— Begin Input records —
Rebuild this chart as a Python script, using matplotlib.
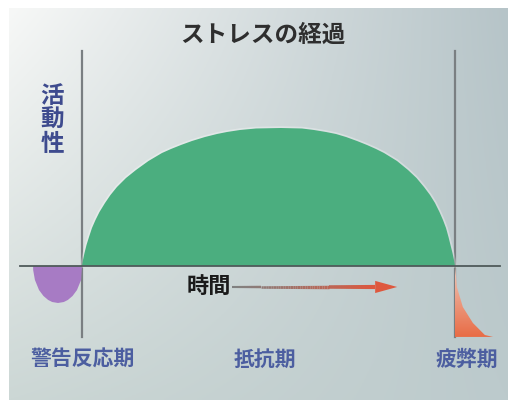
import matplotlib.pyplot as plt
import numpy as np
from matplotlib.collections import LineCollection
from matplotlib.patches import Polygon

plt.rcParams['font.family'] = ['Noto Sans CJK JP', 'DejaVu Sans']

# resistance phase (green) -- time vs activity
resist_t = [0, 0.27, 0.67, 1.21, 1.88, 2.68, 3.62, 4.69, 6.17, 7.64, 9.38,
            11.80, 14.48, 17.83, 21.45, 23.86, 26.54, 29.49, 32.98, 36.19,
            38.87, 42.36, 46.65, 53.35, 58.98, 62.20, 65.42, 68.10, 70.78,
            73.73, 76.41, 78.82, 80.97, 84.45, 87.40, 89.68, 91.69, 93.30,
            94.64, 95.84, 96.78, 97.59, 98.26, 98.79, 99.33, 99.73, 100]
resist_a = [0, 4.35, 9.42, 15.22, 21.01, 27.54, 33.33, 39.13, 45.65, 51.45,
            57.25, 63.77, 69.57, 76.09, 81.88, 84.78, 87.68, 90.58, 93.48,
            95.65, 97.10, 98.55, 99.64, 100, 99.64, 98.55, 97.10, 95.65, 93.48,
            90.58, 87.68, 84.78, 81.88, 76.09, 69.57, 63.77, 57.25, 51.45,
            45.65, 39.13, 33.33, 27.54, 21.01, 15.22, 9.42, 4.35, 0]

# alarm reaction (purple dip)
alarm_t = [-13.1, -13.09, -12.62, -11.52, -10.34, -9.08, -7.98, -6.43,
           -4.88, -3.78, -2.52, -1.34, -0.24, 0]
alarm_a = [0, -2.9, -10.1, -17.4, -21.7, -24.6, -26.1, -26.8,
           -26.1, -24.6, -21.7, -17.4, -10.1, 0]

# exhaustion (orange)
exhaust_t = [100, 100.3, 100.5, 102.1, 104.8, 108.0, 110.2]
exhaust_a = [0, -8.0, -15.2, -29.7, -41.3, -50.0, -51.4]

phase_names = ['警告反応期', '抵抗期', '疲弊期']
phase_pos = [0.3, 49.1, 103.2]
phase_bounds = [0, 100]

title = 'ストレスの経過'
ylabel = '活\n動\n性'
xlabel = '時間'
arrow_from, arrow_to = 40.2, 84.5

fig = plt.figure(figsize=(5.08, 4.0), dpi=100)
fig.patch.set_facecolor('white')
ax = fig.add_axes([0, 0, 1, 1])
ax.set_xlim(-21.98, 114.21)
ax.set_ylim(-97.1, 192.75)
ax.axis('off')

# background gradient
nx, ny = 200, 160
u = np.linspace(0, 1, nx)[None, :, None]
v = np.linspace(0, 1, ny)[:, None, None]
tl = np.array([247, 248, 247]) / 255
tr = np.array([182, 196, 200]) / 255
bl = np.array([204, 215, 213]) / 255
br = np.array([188, 202, 204]) / 255
bg = (1 - v) * ((1 - u) * tl + u * tr) + v * ((1 - u) * bl + u * br)
ax.imshow(bg, extent=(-19.57, 114.21, -97.1, 186.23), origin='upper',
          aspect='auto', zorder=0)

# phase boundaries
for b in phase_bounds:
    ax.plot([b, b], [-51.4, 155.8], color='#7a7f82', lw=1.6, zorder=1)

# green resistance hump
ax.plot(resist_t, resist_a, color='white', lw=2.5, alpha=0.3, zorder=2)
ax.fill(resist_t, resist_a, color='#4bae7f', lw=0, zorder=3)

# purple alarm dip
ax.fill(alarm_t, alarm_a, color='#a77bc4', lw=0, zorder=3)

# orange exhaustion with gradient
ex_poly = Polygon(list(zip(exhaust_t + [100], exhaust_a + [exhaust_a[-1]])),
                  closed=True, facecolor='none', edgecolor='none')
ax.add_patch(ex_poly)
grad = np.linspace(0, 1, 100)[:, None]
c0 = np.array([240, 200, 185]) / 255
c1 = np.array([232, 108, 70]) / 255
ex_img = (1 - grad[..., None]) * c0 + grad[..., None] * c1
im = ax.imshow(ex_img, extent=(100, max(exhaust_t), min(exhaust_a), 0),
               origin='upper', aspect='auto', zorder=3)
im.set_clip_path(ex_poly)

# baseline
ax.plot([-16.6, 112.1], [0, 0], color='#4f5a5a', lw=1.3, zorder=4)

# time arrow with gradient shaft
arrow_y = -15.2
head_len = 5.9
xs = np.linspace(arrow_from, arrow_to - head_len, 60)
segs = [[(xs[i], arrow_y), (xs[i + 1], arrow_y)] for i in range(len(xs) - 1)]
f = np.linspace(0, 1, len(segs))[:, None]
cols = (1 - f) * np.array([115, 115, 115, 0.85 * 255]) / 255 + f * np.array([222, 88, 62, 255]) / 255
lc = LineCollection(segs, colors=cols, linewidths=np.linspace(1.5, 3.0, len(segs)),
                    zorder=4)
ax.add_collection(lc)
ax.add_patch(Polygon([(arrow_to - head_len, arrow_y + 4.4), (arrow_to, arrow_y),
                      (arrow_to - head_len, arrow_y - 4.4)],
                     closed=True, color='#de583e', lw=0, zorder=4))
ax.text(arrow_from - 0.2, arrow_y, xlabel, ha='right', va='center',
        fontsize=16, fontweight='bold', color='#1a1a1a', zorder=5)

# texts
ax.text(48.5, 167.4, title, ha='center', va='center', fontsize=17,
        fontweight='bold', color='#2e2e2e')
ax.text(-8.0, 105.8, ylabel, ha='center', va='center', fontsize=17,
        fontweight='bold', color='#3e4b8e', linespacing=1.0)
for name, pos in zip(phase_names, phase_pos):
    ax.text(pos, -67.4, name, ha='center', va='center', fontsize=15,
            fontweight='bold', color='#4c5ea0')

fig.savefig('out.png', dpi=100)
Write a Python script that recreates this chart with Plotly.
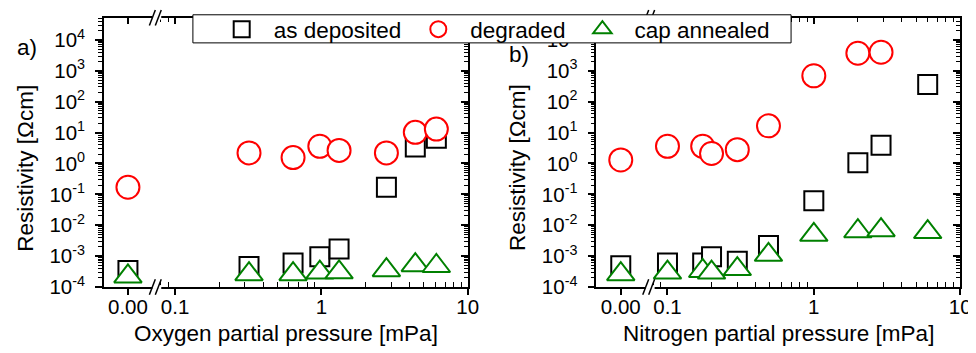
import plotly.graph_objects as go

# ---------------- data ----------------
o2_pressure = [0, 0.32, 0.64, 0.975, 1.32, 2.78, 4.38, 6.1]
o2_as_deposited = [3.4e-4, 4.6e-4, 6.0e-4, 9.6e-4, 1.7e-3, 0.17, 3.4, 6.6]
o2_degraded = [0.17, 2.2, 1.55, 3.6, 2.65, 2.2, 10.2, 13.0]
o2_cap_annealed = [2.2e-4, 2.6e-4, 2.6e-4, 2.95e-4, 3.0e-4, 3.5e-4, 5.1e-4, 4.8e-4]

n2_pressure = [0, 0.1, 0.174, 0.2, 0.3, 0.49, 1.0, 2.0, 2.88, 6.0]
n2_as_deposited = [4.9e-4, 6.0e-4, 6.0e-4, 9.5e-4, 6.8e-4, 2.2e-3, 0.062, 1.05, 3.9, 360]
n2_degraded = [1.3, 3.6, 3.6, 2.1, 2.8, 16.5, 690, 3700, 4000, None]
n2_cap_annealed = [2.6e-4, 2.95e-4, 3.3e-4, 2.95e-4, 3.8e-4, 1.1e-3, 4.9e-3, 6.4e-3, 6.9e-3, 6.0e-3]

series_names = ["as deposited", "degraded", "cap annealed"]
y_tickvals = [1e-4, 1e-3, 1e-2, 1e-1, 1e0, 1e1, 1e2, 1e3, 1e4]
y_ticktext = ["10<sup>-4</sup>", "10<sup>-3</sup>", "10<sup>-2</sup>", "10<sup>-1</sup>",
              "10<sup>0</sup>", "10<sup>1</sup>", "10<sup>2</sup>", "10<sup>3</sup>", "10<sup>4</sup>"]
x_tickvals = [0.1, 1, 10]
x_ticktext = ["0.1", "1", "10"]
zero_ticktext = ["0.00"]
x_titles = ["Oxygen partial pressure [mPa]", "Nitrogen partial pressure [mPa]"]
y_title = "Resistivity [\u03a9cm]"
panel_labels = ["a)", "b)"]

# ---------------- layout geometry (pixels) ----------------
W, H = 976, 353
FONT = "Arial, 'Liberation Sans', sans-serif"
TICK_SIZE = 20.5
TEXT_SIZE = 22.5
y_top_px, y_bot_px = 10, 288
panels = [
    dict(left=97, brk=151, right=465),
    dict(left=595, brk=650, right=963),
]
zero_range = [-0.45, 0.55]
log_range_hi = 1.0
px_per_decade = 148.0

def px2x(p):
    return p / W

def px2y(p):
    return 1 - p / H

styles = [
    dict(symbol="square", size=19, color="black"),
    dict(symbol="circle", size=23, color="red"),
    dict(symbol="triangle-up", size=24, color="green"),
]

minor_x = [m * 10 ** k for k in (-2, -1, 0) for m in range(2, 10)]
minor_y = [m * 10 ** k for k in range(-4, 5) for m in range(2, 10)]

fig = go.Figure()
layout = dict(
    width=W, height=H,
    margin=dict(l=0, r=0, t=0, b=0),
    paper_bgcolor="white", plot_bgcolor="white",
    font=dict(family=FONT, size=TICK_SIZE, color="black"),
    showlegend=True,
)

datasets = [
    (o2_pressure, [o2_as_deposited, o2_degraded, o2_cap_annealed]),
    (n2_pressure, [n2_as_deposited, n2_degraded, n2_cap_annealed]),
]

annotations = []
shapes = []

for p, (pan, (xs, ys_list)) in enumerate(zip(panels, datasets)):
    base = p * 4
    xz, xl, xzt, xlt = [f"x{base + i + 1}" if base + i > 0 else "x" for i in range(4)]
    yl = "y" if p == 0 else f"y{2 * p + 1}"
    yr = f"y{2 * p + 2}"
    key = lambda a: a.replace("x", "xaxis").replace("y", "yaxis")

    lo = log_range_hi - (pan["right"] - pan["brk"]) / px_per_decade
    common = dict(showline=True, linecolor="black", linewidth=1.5, showgrid=False,
                  zeroline=False, fixedrange=True, tickcolor="black", tickwidth=1.5,
                  tickfont=dict(family=FONT, size=TICK_SIZE, color="black"))
    ydom = [px2y(y_bot_px), px2y(y_top_px)]
    zdom = [px2x(pan["left"]), px2x(pan["brk"])]
    ldom = [px2x(pan["brk"]), px2x(pan["right"])]

    layout[key(xz)] = dict(common, domain=zdom, range=zero_range, anchor=yl,
                           tickmode="array", tickvals=[0], ticktext=zero_ticktext,
                           ticks="outside", ticklen=6, ticklabelstandoff=-5)
    layout[key(xl)] = dict(common, type="log", domain=ldom, range=[lo, log_range_hi], anchor=yl,
                           tickmode="array", tickvals=x_tickvals, ticktext=x_ticktext,
                           ticks="outside", ticklen=6, ticklabelstandoff=-5,
                           minor=dict(tickmode="array", tickvals=minor_x, ticks="inside",
                                      ticklen=5, tickcolor="black", tickwidth=1.2))
    layout[key(xzt)] = dict(common, range=zero_range, overlaying=xz, side="top", anchor=yl,
                            tickmode="array", tickvals=[0], ticks="inside", ticklen=7,
                            showticklabels=False)
    layout[key(xlt)] = dict(common, type="log", range=[lo, log_range_hi], overlaying=xl,
                            side="top", anchor=yl,
                            tickmode="array", tickvals=x_tickvals, ticks="inside", ticklen=7,
                            showticklabels=False,
                            minor=dict(tickmode="array", tickvals=minor_x, ticks="inside",
                                       ticklen=5, tickcolor="black", tickwidth=1.2))
    yrange = [-4, 4.72]
    layout[key(yl)] = dict(common, type="log", domain=ydom, range=yrange, anchor=xz,
                           tickmode="array", tickvals=y_tickvals, ticktext=y_ticktext,
                           ticks="outside", ticklen=7, ticklabelstandoff=6,
                           minor=dict(tickmode="array", tickvals=minor_y, ticks="outside",
                                      ticklen=4, tickcolor="black", tickwidth=1.2))
    layout[key(yr)] = dict(common, type="log", range=yrange, overlaying=yl, side="right", anchor=xl,
                           tickmode="array", tickvals=y_tickvals, ticks="inside", ticklen=7,
                           showticklabels=False,
                           minor=dict(tickmode="array", tickvals=minor_y, ticks="inside",
                                      ticklen=4, tickcolor="black", tickwidth=1.2))

    # data traces: zero pressure on the short linear segment, rest on the log axis
    for s, (name, ys, st) in enumerate(zip(series_names, ys_list, styles)):
        zx = [x for x, y in zip(xs, ys) if x == 0 and y is not None]
        zy = [y for x, y in zip(xs, ys) if x == 0 and y is not None]
        lx = [x for x, y in zip(xs, ys) if x > 0 and y is not None]
        ly = [y for x, y in zip(xs, ys) if x > 0 and y is not None]
        marker = dict(symbol=st["symbol"], size=st["size"], color="white",
                      line=dict(color=st["color"], width=2))
        fig.add_trace(go.Scatter(x=lx, y=ly, xaxis=xl, yaxis=yl, mode="markers", name=name,
                                 marker=marker, legendgroup=name, showlegend=(p == 0),
                                 cliponaxis=False, hoverinfo="skip"))
        fig.add_trace(go.Scatter(x=zx, y=zy, xaxis=xz, yaxis=yl, mode="markers", name=name,
                                 marker=marker, legendgroup=name, showlegend=False,
                                 cliponaxis=False, hoverinfo="skip"))
    # empty traces to register the mirror axes
    for xa, ya in ((xzt, yl), (xlt, yl), (xl, yr)):
        fig.add_trace(go.Scatter(x=[], y=[], xaxis=xa, yaxis=ya, showlegend=False,
                                 hoverinfo="skip"))

    # axis titles & panel label
    annotations.append(dict(text=x_titles[p], xref="paper", yref="paper",
                            x=px2x((pan["left"] + pan["right"]) / 2), y=px2y(336),
                            xanchor="center", yanchor="middle", showarrow=False,
                            font=dict(family=FONT, size=TEXT_SIZE, color="black")))
    annotations.append(dict(text=y_title, xref="paper", yref="paper",
                            x=px2x(pan["left"] - 79), y=px2y(165), textangle=-90,
                            xanchor="center", yanchor="middle", showarrow=False,
                            font=dict(family=FONT, size=TEXT_SIZE, color="black")))
    annotations.append(dict(text=panel_labels[p], xref="paper", yref="paper",
                            x=px2x(pan["left"] - 78), y=px2y(41 if p == 0 else 48),
                            xanchor="center", yanchor="middle", showarrow=False,
                            font=dict(family=FONT, size=TEXT_SIZE, color="black")))

    # axis break marks "//" on bottom and top axes
    for ypx in (y_bot_px, y_top_px):
        bx = pan["brk"]
        shapes.append(dict(type="rect", xref="paper", yref="paper", layer="above",
                           x0=px2x(bx - 5), x1=px2x(bx + 4), y0=px2y(ypx + 2), y1=px2y(ypx - 2),
                           fillcolor="white", line=dict(width=0)))
        for off in (-5, 1):
            shapes.append(dict(type="line", xref="paper", yref="paper", layer="above",
                               x0=px2x(bx + off - 3), y0=px2y(ypx + 8),
                               x1=px2x(bx + off + 3), y1=px2y(ypx - 8),
                               line=dict(color="black", width=1.5)))

# legend frame
shapes.append(dict(type="rect", xref="paper", yref="paper", layer="above",
                   x0=px2x(187), x1=px2x(792), y0=px2y(36), y1=px2y(7),
                   fillcolor="white", line=dict(color="black", width=1)))

layout["annotations"] = annotations
layout["shapes"] = shapes
layout["legend"] = dict(orientation="h", x=px2x(204), xanchor="left", y=px2y(22), yanchor="middle",
                        bgcolor="rgba(0,0,0,0)", borderwidth=0, itemwidth=54,
                        font=dict(family=FONT, size=TEXT_SIZE, color="black"),
                        itemclick=False, itemdoubleclick=False)
fig.update_layout(**layout)
fig.write_html("out.html")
— End Input records —
**Exercise objective:**
Reproduce only the lines running from the beginning of the entries above to the line holding "plt.rcParams['font.family'] = ['Noto", inclusive. Pictures stay out of the copy.

**Answer to this exercise:**
Rebuild this chart as a Python script, using matplotlib.
import matplotlib.pyplot as plt
import numpy as np
from matplotlib.collections import LineCollection
from matplotlib.patches import Polygon

plt.rcParams['font.family'] = ['Noto Sans CJK JP', 'DejaVu Sans']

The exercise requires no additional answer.